Bailey v. State (Unpublished Memo): Evocative, provocative, loaded with death. A reproach, but not a relic. Yet sometimes, a source of justice. Bailey is an African-American. There were no African-Americans on his jury. The Tyler court affirms his conviction of aggravated assault with a deadly weapon.
Bailey appeals on Batson grounds. In 1986 the Supreme Court of the United States shifted the burden in jury selection. Before Batson, defendants who felt that the prosecutor struck a prospective juror over race had to come up with proof that the prosecutor had an improper motive. A daunting task as long as the prosecutor kept tight lips on the matter. But the Batson decision changed that. All a defendant need do is allege that a prospective juror was excluded based on race, and the burden then falls on the prosecutor to come forward with a race-neutral basis for the exclusion. The move-counter-move doesn’t end there. The defendant can offer proof that the prosecutor’s supposed legitimate basis is nothing but a pretext.
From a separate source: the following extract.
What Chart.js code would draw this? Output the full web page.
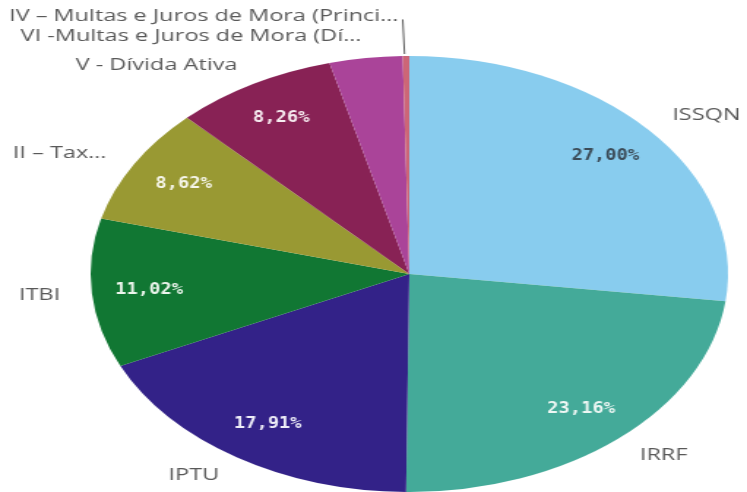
<!DOCTYPE html>
<html>
<head>
<meta charset="utf-8">
<script src="https://cdn.jsdelivr.net/npm/chart.js@4/dist/chart.umd.min.js"></script>
<style>
  html, body { margin: 0; padding: 0; background: #fff; }
  #pie { display: block; }
</style>
</head>
<body>
<canvas id="pie" width="511" height="492" style="width:747px;height:492px"></canvas>
<script>
// receita por tipo (% do total)
const categories = [
  'ISSQN',
  'IRRF',
  'IPTU',
  'ITBI',
  'II – Tax…',
  'V - Dívida Ativa',
  'VI -Multas e Juros de Mora (Dí…',
  'IV – Multas e Juros de Mora (Princi…'
];
const shares = [27.00, 23.16, 17.91, 11.02, 8.62, 8.26, 3.70, 0.33];
const sliceColors = ['#88CCEE', '#44AA99', '#332288', '#117733', '#999933', '#882255', '#AA4499', '#CC6677'];
const valueTextColors = ['#3b4b57', '#eef7f4', '#eeeef8', '#eef6ee', '#f6f6ea', '#f8eef2', '#fff', '#fff'];

// the picture is wider than tall, so the canvas is stretched horizontally
const SX = 747 / 511;

function drawText(ctx, text, x, y, align, stretch) {
  ctx.save();
  ctx.translate(x, y);
  ctx.scale(stretch / SX, 1);
  ctx.textAlign = align;
  ctx.textBaseline = 'middle';
  ctx.fillText(text, 0, 0);
  ctx.restore();
}

function fmtPct(v) {
  return v.toFixed(2).replace('.', ',') + '%';
}

const pieLabels = {
  id: 'pieLabels',
  afterDatasetsDraw(chart) {
    const ctx = chart.ctx;
    const arcs = chart.getDatasetMeta(0).data;
    const outside = [];

    arcs.forEach((arc, i) => {
      const { x, y, startAngle, endAngle, outerRadius } = arc.getProps(['x', 'y', 'startAngle', 'endAngle', 'outerRadius'], true);
      const mid = (startAngle + endAngle) / 2;
      const cos = Math.cos(mid), sin = Math.sin(mid);

      if (shares[i] >= 5) {
        ctx.fillStyle = valueTextColors[i];
        ctx.font = 'bold 15px "DejaVu Sans Mono"';
        drawText(ctx, fmtPct(shares[i]), x + cos * outerRadius * 0.82, y + sin * outerRadius * 0.82, 'center', 1.25);
      }

      outside.push({
        i, cos,
        edgeX: x + cos * outerRadius, edgeY: y + sin * outerRadius,
        lx: x + cos * outerRadius * 1.1, ly: y + sin * outerRadius * 1.1,
        shifted: false
      });
    });

    // left side labels: push overlapping ones upward
    const left = outside.filter(o => o.cos < 0).sort((a, b) => b.ly - a.ly);
    for (let k = 1; k < left.length; k++) {
      const prev = left[k - 1];
      if (left[k].ly > prev.ly - 20) {
        left[k].ly = prev.ly - 20;
        left[k].shifted = true;
      }
    }

    ctx.font = '17px "Open Sans"';
    outside.forEach(o => {
      ctx.fillStyle = '#595959';
      let tx = o.lx;
      if (o.shifted) {
        ctx.strokeStyle = '#595959';
        ctx.lineWidth = 1;
        ctx.beginPath();
        ctx.moveTo(o.edgeX - 1, o.edgeY - 2);
        ctx.lineTo(o.lx - 2, o.ly + 3);
        ctx.stroke();
        tx = o.lx - 5;
      }
      drawText(ctx, categories[o.i], tx, o.ly, o.cos >= 0 ? 'left' : 'right', 1.38);
    });
  }
};

new Chart(document.getElementById('pie').getContext('2d'), {
  type: 'pie',
  data: {
    labels: categories,
    datasets: [{
      data: shares,
      backgroundColor: sliceColors,
      borderWidth: 0
    }]
  },
  options: {
    responsive: false,
    animation: false,
    layout: { padding: { top: 56, bottom: 0, left: 49, right: 0 } },
    plugins: {
      legend: { display: false },
      tooltip: { enabled: false }
    }
  },
  plugins: [pieLabels]
});
</script>
</body>
</html>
The Tyler court finds that the prosecutor’s reasons were not a pretext. The prosecutor used four of his ten strikes on four African Americans. When Bailey lodged a Batson challenge, the prosecutor said that he struck the four because they were young, favored rehabilitation over punishment, or knew the defense attorney. Bailey then pointed out that whites meeting those criteria had not been struck. The prosecutor testified those prospective juror’s ties to law enforcement outweighed their youth and rehabilitation leanings. The trial court believed the prosecutor, and the Tyler court believed the trial court.
Bailey isn’t exactly Tom Robinson. Bailey admitted that he was the shooter, but said that he was’t shooting at anyone — he was just shooting in the air. To prove a point to a man in the front yard, and in front of a house full of children. “But,” says the Tyler court, “shooting in a person’s direction is not required to commit an aggravated assault.” Normally, that would end things.
The prosecutor, however, unnecessarily alleged that Bailey shot at the man in the front yard. Even so, the Tyler court doesn’t get into the question of whether the prosecution must prove allegations that go beyond the statutory elements of the crime. Let’s assume they did have to prove it. There was plenty of evidence that Bailey was lying — that he was shooting at someone. Thus there is evidence to support the conviction.